Architecture Billings Index Drops to Lowest Level Ever

Emblematic of the various struggling sectors in the overall economy, the Architecture Billings Index (ABI) dropped two points in March and fell to its lowest level since the survey’s inception in 1995. As a leading economic indicator of construction activity, the ABI shows an approximate nine to 12 month lag time between architecture billings and construction spending.

The American Institute of Architects (AIA) reported the March ABI rating dropped to 39.7, following its steep nine point decline in February (any score above 50 indicates an increase in billings). The inquiries for new projects score was 48.0, also the lowest mark for the survey.
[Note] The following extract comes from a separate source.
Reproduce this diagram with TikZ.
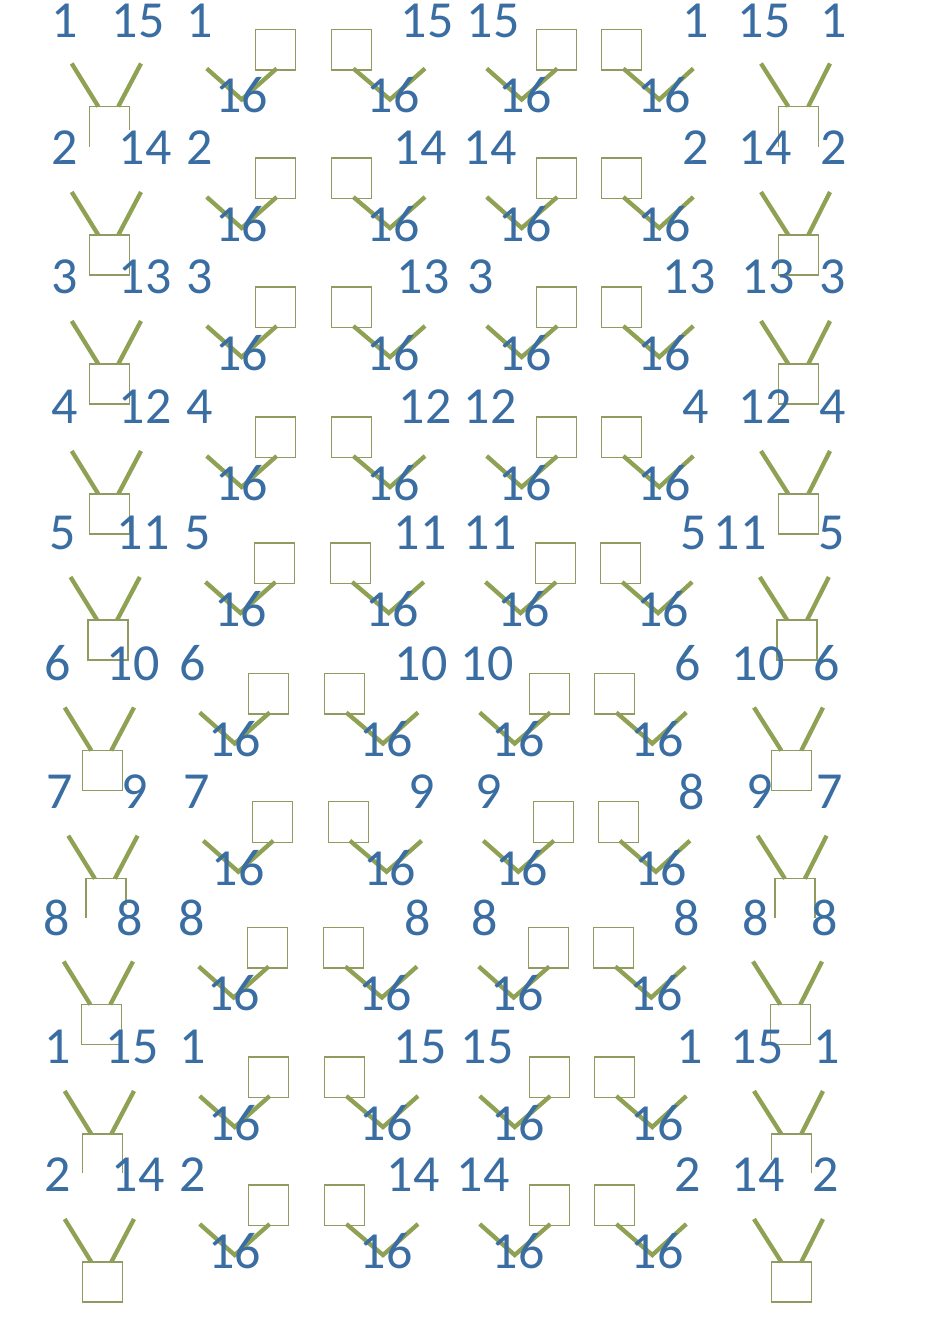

“We’ve seen an 11-point fall-off in the first quarter of the year, and the prognosis for commercial construction later this year is not favorable at this point,” said AIA Chief Economist Kermit Baker, PhD, Hon. AIA. “Aside from historically low project demand, all regions are showing very poor business conditions. This is not likely to reverse itself anytime soon.”

Key March ABI highlights:
Regional averages: South (45.3), Northeast (38.7), West (38.7), Midwest (36.9)
Sector index breakdown: institutional (50.8), commercial/industrial (38.3), multi-family residential (31.7)
Project inquiries index: 48.0

The Architecture Billings Index is derived from a monthly “Work-on-the-Boards” survey and produced by the AIA Economics Market Research Group. Based on a comparison of data compiled since the survey’s inception in 1995 with figures from the Department of Commerce on Construction Put in Place, the findings amount to a leading economic indicator that provides an approximately nine to 12 month glimpse into the future of nonresidential construction activity.

The diffusion indexes contained in the full report are derived from a monthly survey sent to a panel of AIA member-owned firms. Participants are asked whether their billings increased, decreased, or stayed the same in the month that just ended. According to the proportion of respondents choosing each option, a score is generated, which represents an index value for each month.